The show, eventually retitled
Red, Hot and Blue
, had another rough voyage to Broadway. Merman and Durante had a famous battle over billing. Neither wanted the other to have the most prominent spot in the show’s advertising, listed either on top or on the left. A compromise was worked out in which both their names were printed diagonally, like a railroad crossing sign. (Hope settled for a line of his own underneath.) In its first tryout performances in Boston, the show ran more than three hours. Porter walked out in a huff when the music director criticized one of his songs, “Ridin’ High.” Durante, the big-schnozzed, raspy-voiced ham, was a loose cannon onstage. One night he appeared to forget his lines, walked to the orchestra for help, then finally called into the wings,
“Trow me da book!” Hope admired Durante’s chutzpah, even after discovering that the bit was entirely planned.

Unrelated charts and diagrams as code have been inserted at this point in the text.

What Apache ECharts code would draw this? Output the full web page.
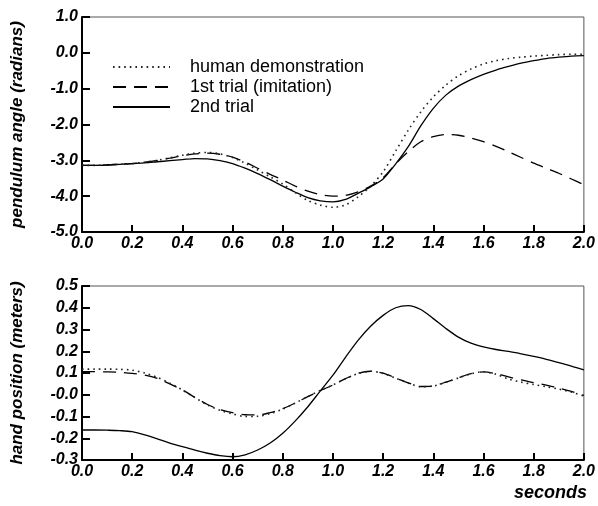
<!DOCTYPE html>
<html>
<head>
<meta charset="utf-8">
<script src="https://cdn.jsdelivr.net/npm/echarts@6/dist/echarts.min.js"></script>
<style>
html,body{margin:0;padding:0;background:#fff;}
#chart{width:598px;height:506px;}
</style>
</head>
<body>
<div id="chart"></div>
<script>
// ---- data ----
var seriesNames = ['human demonstration', '1st trial (imitation)', '2nd trial'];
var xTickLabels = ['0.0','0.2','0.4','0.6','0.8','1.0','1.2','1.4','1.6','1.8','2.0'];
var angleTickLabels = ['-5.0','-4.0','-3.0','-2.0','-1.0','0.0','1.0'];
var handTickLabels = ['-0.3','-0.2','-0.1','-0.0','0.1','0.2','0.3','0.4','0.5'];

var time = [0,0.05,0.1,0.15,0.2,0.25,0.3,0.35,0.4,0.45,0.5,0.55,0.6,0.65,0.7,0.75,0.8,0.85,0.9,0.95,1.0,
            1.05,1.1,1.15,1.2,1.25,1.3,1.35,1.4,1.45,1.5,1.55,1.6,1.65,1.7,1.75,1.8,1.85,1.9,1.95,2.0];

var angleHuman = [-3.14,-3.14,-3.13,-3.11,-3.09,-3.05,-3.00,-2.93,-2.86,-2.80,-2.78,-2.82,-2.92,-3.08,-3.27,-3.46,-3.66,-3.90,-4.12,-4.25,-4.31,
                  -4.24,-4.02,-3.72,-3.32,-2.74,-2.16,-1.65,-1.23,-0.90,-0.64,-0.45,-0.31,-0.22,-0.16,-0.12,-0.09,-0.07,-0.05,-0.04,-0.04];
var angleTrial1 = [-3.14,-3.14,-3.13,-3.11,-3.09,-3.05,-3.00,-2.94,-2.87,-2.82,-2.80,-2.83,-2.91,-3.05,-3.22,-3.39,-3.55,-3.72,-3.86,-3.96,-4.00,
                   -3.98,-3.88,-3.72,-3.48,-3.10,-2.76,-2.48,-2.34,-2.28,-2.30,-2.38,-2.48,-2.61,-2.76,-2.92,-3.08,-3.22,-3.36,-3.52,-3.68];
var angleTrial2 = [-3.14,-3.14,-3.13,-3.11,-3.09,-3.07,-3.04,-3.01,-2.98,-2.95,-2.96,-3.01,-3.09,-3.22,-3.37,-3.54,-3.72,-3.89,-4.04,-4.13,-4.16,
                   -4.09,-3.92,-3.74,-3.52,-3.10,-2.62,-2.04,-1.55,-1.18,-0.93,-0.75,-0.60,-0.48,-0.38,-0.29,-0.22,-0.16,-0.12,-0.09,-0.08];

var handHuman = [0.118,0.118,0.118,0.117,0.113,0.100,0.080,0.053,0.022,-0.013,-0.047,-0.071,-0.088,-0.100,-0.099,-0.086,-0.066,-0.038,-0.008,0.020,0.045,
                 0.073,0.097,0.108,0.098,0.076,0.054,0.037,0.040,0.057,0.077,0.096,0.106,0.094,0.072,0.058,0.047,0.037,0.026,0.012,-0.006];
var handTrial1 = [0.106,0.106,0.105,0.103,0.098,0.090,0.075,0.050,0.022,-0.012,-0.045,-0.068,-0.082,-0.092,-0.093,-0.082,-0.064,-0.038,-0.009,0.019,0.045,
                  0.074,0.099,0.108,0.099,0.077,0.055,0.038,0.041,0.058,0.078,0.097,0.105,0.097,0.082,0.068,0.056,0.044,0.031,0.015,-0.003];
var handTrial2 = [-0.162,-0.162,-0.163,-0.165,-0.170,-0.185,-0.203,-0.222,-0.239,-0.255,-0.269,-0.280,-0.285,-0.276,-0.254,-0.222,-0.177,-0.120,-0.055,0.018,0.090,
                  0.172,0.250,0.315,0.365,0.400,0.410,0.392,0.350,0.305,0.265,0.237,0.220,0.208,0.199,0.188,0.176,0.163,0.148,0.132,0.114];

// ---- helpers ----
function pairs(xs, ys){ return xs.map(function(x,i){ return [x, ys[i]]; }); }
var tickFont = {fontFamily:'Liberation Sans, Arial, sans-serif', fontWeight:'bold', fontStyle:'italic', fontSize:16, color:'#000'};
var titleFont = {fontFamily:'Liberation Sans, Arial, sans-serif', fontWeight:'bold', fontStyle:'italic', fontSize:17, color:'#000'};
var styles = [
  {type:[1.6,4], width:1.6, color:'#222'},
  {type:[13,8], width:1.3, color:'#000'},
  {type:'solid', width:1.3, color:'#000'}
];

function xAxisDef(gi){
  return {
    type:'value', gridIndex:gi, min:0, max:2, interval:0.2,
    axisLine:{show:true, onZero:false, lineStyle:{color:'#000', width:2}},
    axisTick:{show:true, inside:true, length:7, lineStyle:{color:'#000', width:2}},
    splitLine:{show:false},
    axisLabel:Object.assign({margin:4, formatter:function(v){ return xTickLabels[Math.round(v*5)]; }}, tickFont)
  };
}
function yAxisDef(gi, min, max, step, name, labels){
  return {
    type:'value', gridIndex:gi, min:min, max:max, interval:step,
    name:name, nameLocation:'middle', nameGap:56, nameTextStyle:titleFont,
    axisLine:{show:true, onZero:false, lineStyle:{color:'#000', width:2}},
    axisTick:{show:true, inside:true, length:8, lineStyle:{color:'#000', width:2}},
    splitLine:{show:false},
    axisLabel:Object.assign({margin:4, formatter:function(v){ return labels[Math.round((v-min)/step)]; }}, tickFont)
  };
}

var option = {
  animation:false,
  backgroundColor:'#fff',
  grid:[
    {left:82, top:17, width:502, height:215, show:true, borderColor:'#555', borderWidth:1},
    {left:82, top:286, width:502, height:174, show:true, borderColor:'#555', borderWidth:1}
  ],
  legend:{
    data:seriesNames, orient:'vertical', left:107, top:52,
    itemWidth:57, itemHeight:14, itemGap:0,
    itemStyle:{opacity:0},
    textStyle:{fontFamily:'Liberation Sans, Arial, sans-serif', fontSize:18, color:'#000', lineHeight:20, padding:[0,0,0,15]},
    selectedMode:false
  },
  xAxis:[xAxisDef(0), xAxisDef(1)],
  yAxis:[
    yAxisDef(0, -5, 1, 1, 'pendulum angle (radians)', angleTickLabels),
    yAxisDef(1, -0.3, 0.5, 0.1, 'hand position (meters)', handTickLabels)
  ],
  graphic:[
    {type:'text', right:11, top:484, style:{text:'seconds', fill:'#000',
      font:'italic bold 18px "Liberation Sans", Arial, sans-serif'}}
  ],
  series:[]
};

var topData = [angleHuman, angleTrial1, angleTrial2];
var botData = [handHuman, handTrial1, handTrial2];
for (var i=0;i<3;i++){
  option.series.push({
    name:seriesNames[i], type:'line', xAxisIndex:0, yAxisIndex:0,
    data:pairs(time, topData[i]), smooth:0.3, symbol:'none', showSymbol:false,
    lineStyle:{type:styles[i].type, width:styles[i].width, color:styles[i].color},
    itemStyle:{color:styles[i].color}, z:3-i
  });
}
for (var j=0;j<3;j++){
  option.series.push({
    name:seriesNames[j], type:'line', xAxisIndex:1, yAxisIndex:1,
    data:pairs(time, botData[j]), smooth:0.3, symbol:'none', showSymbol:false,
    lineStyle:{type:styles[j].type, width:styles[j].width, color:styles[j].color},
    itemStyle:{color:styles[j].color}, z:3-j
  });
}

var chart = echarts.init(document.getElementById('chart'), null, {renderer:'canvas'});
chart.setOption(option);
</script>
</body>
</html>
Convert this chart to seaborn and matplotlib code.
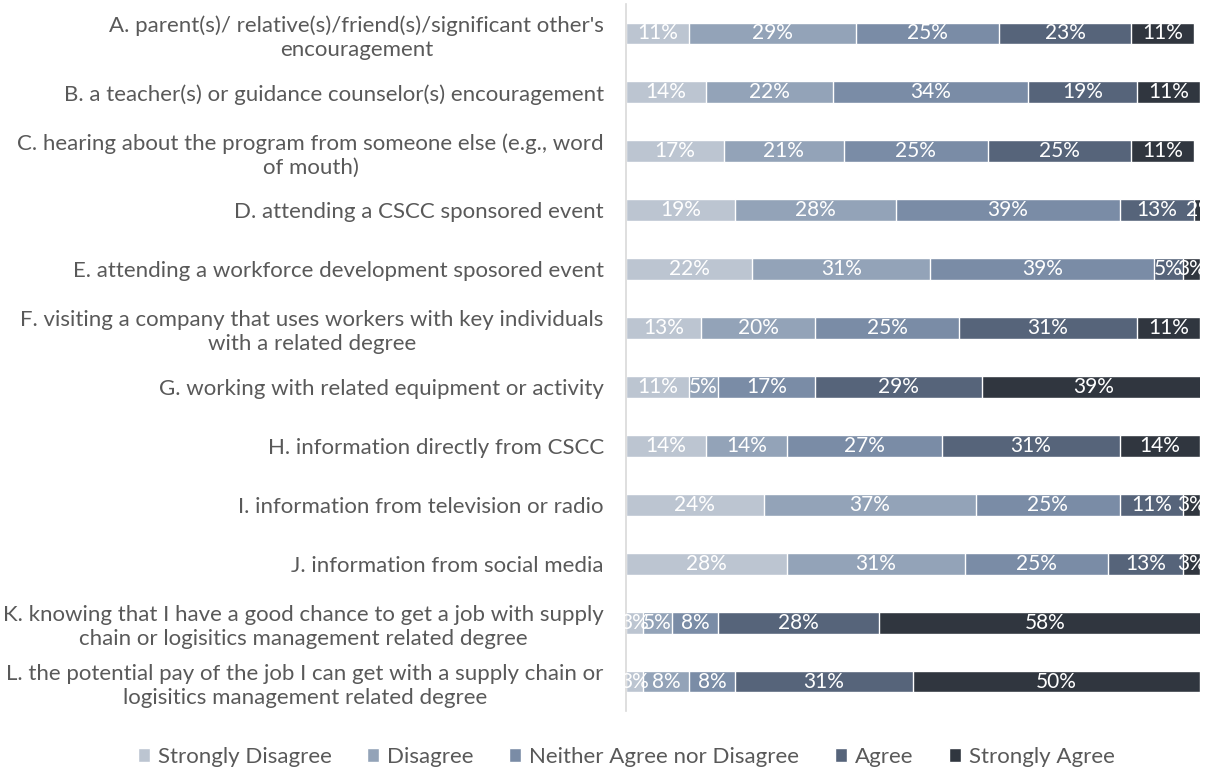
import matplotlib
matplotlib.use("Agg")
import matplotlib.pyplot as plt
import seaborn as sns
import numpy as np
import pandas as pd

sns.set_theme(style="white")
plt.rcParams["font.family"] = ["Lato", "DejaVu Sans"]

categories = [
    "A. parent(s)/ relative(s)/friend(s)/significant other's\nencouragement",
    "B. a teacher(s) or guidance counselor(s) encouragement",
    "C. hearing about the program from someone else (e.g., word\nof mouth)",
    "D. attending a CSCC sponsored event",
    "E. attending a workforce development sposored event",
    "F. visiting a company that uses workers with key individuals\nwith a related degree",
    "G. working with related equipment or activity",
    "H. information directly from CSCC",
    "I. information from television or radio",
    "J. information from social media",
    "K. knowing that I have a good chance to get a job with supply\nchain or logisitics management related degree",
    "L. the potential pay of the job I can get with a supply chain or\nlogisitics management related degree",
]

responses = ["Strongly Disagree", "Disagree", "Neither Agree nor Disagree",
             "Agree", "Strongly Agree"]

strongly_disagree = [11, 14, 17, 19, 22, 13, 11, 14, 24, 28, 3, 3]
disagree          = [29, 22, 21, 28, 31, 20, 5, 14, 37, 31, 5, 8]
neutral           = [25, 34, 25, 39, 39, 25, 17, 27, 25, 25, 8, 8]
agree             = [23, 19, 25, 13, 5, 31, 29, 31, 11, 13, 28, 31]
strongly_agree    = [11, 11, 11, 2, 3, 11, 39, 14, 3, 3, 58, 50]

colors = ["#BCC5D1", "#93A3B8", "#7A8CA6", "#56647A", "#30363F"]

series = [strongly_disagree, disagree, neutral, agree, strongly_agree]
vals = np.array(series, dtype=float) / 100.0
cum = np.cumsum(vals, axis=0)

fig = plt.figure(figsize=(12.1, 7.71), dpi=100)
ax = fig.add_axes([626 / 1210, 1 - 711 / 771, 574 / 1210, 707 / 771])

# stacked bars: draw cumulative totals from the outermost layer inward
for k in range(len(responses) - 1, -1, -1):
    df = pd.DataFrame({"cat": categories, "val": cum[k]})
    sns.barplot(data=df, x="val", y="cat", color=colors[k], orient="h",
                width=0.37, saturation=1, ax=ax, label=responses[k])

# value labels centred in each segment
for k in range(len(responses)):
    for i in range(len(categories)):
        start = cum[k, i] - vals[k, i]
        ax.text(start + vals[k, i] / 2, i, f"{series[k][i]}%",
                ha="center", va="center", color="white", fontsize=15,
                clip_on=False)

ax.set_xlim(0, 1)
ax.set_ylim(len(categories) - 0.5, -0.5)
ax.set_xlabel("")
ax.set_ylabel("")
ax.set_xticks([])
ax.tick_params(axis="y", length=0, pad=16, labelsize=16, labelcolor="#595959")
for lbl in ax.get_yticklabels():
    lbl.set_horizontalalignment("right")
    lbl.set_multialignment("center")
    lbl.set_linespacing(1.25)
for s in ["top", "right", "bottom"]:
    ax.spines[s].set_visible(False)
ax.spines["left"].set_color("#D9D9D9")
ax.spines["left"].set_linewidth(1.2)

handles, labels = ax.get_legend_handles_labels()
order = [labels.index(r) for r in responses]
ax.legend([handles[j] for j in order], responses, loc="center",
          bbox_to_anchor=(626 / 1210, 1 - 757 / 771), bbox_transform=fig.transFigure,
          ncol=5, frameon=False, fontsize=16, handlelength=0.55, handleheight=0.55,
          handletextpad=0.35, columnspacing=1.6, labelcolor="#595959")

fig.savefig("out.png", dpi=100)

Butting up against two Broadway egos even bigger than his own, Hope had to fight for stage time. Lindsay and Crouse were having trouble coming up with an ending to the first act and after several tries finally settled on one that featured only Durante and Merman. This rankled Hope, and he got Doc Shurr to argue his case with the writers.
“I’ve been with Bob a long time,” Shurr said. “He’s going to feel bad about this. He’ll go on depressed, and if he’s not in that finale, maybe he won’t be able to give a good performance.” The writers relented and shoehorned Hope into the scene as well.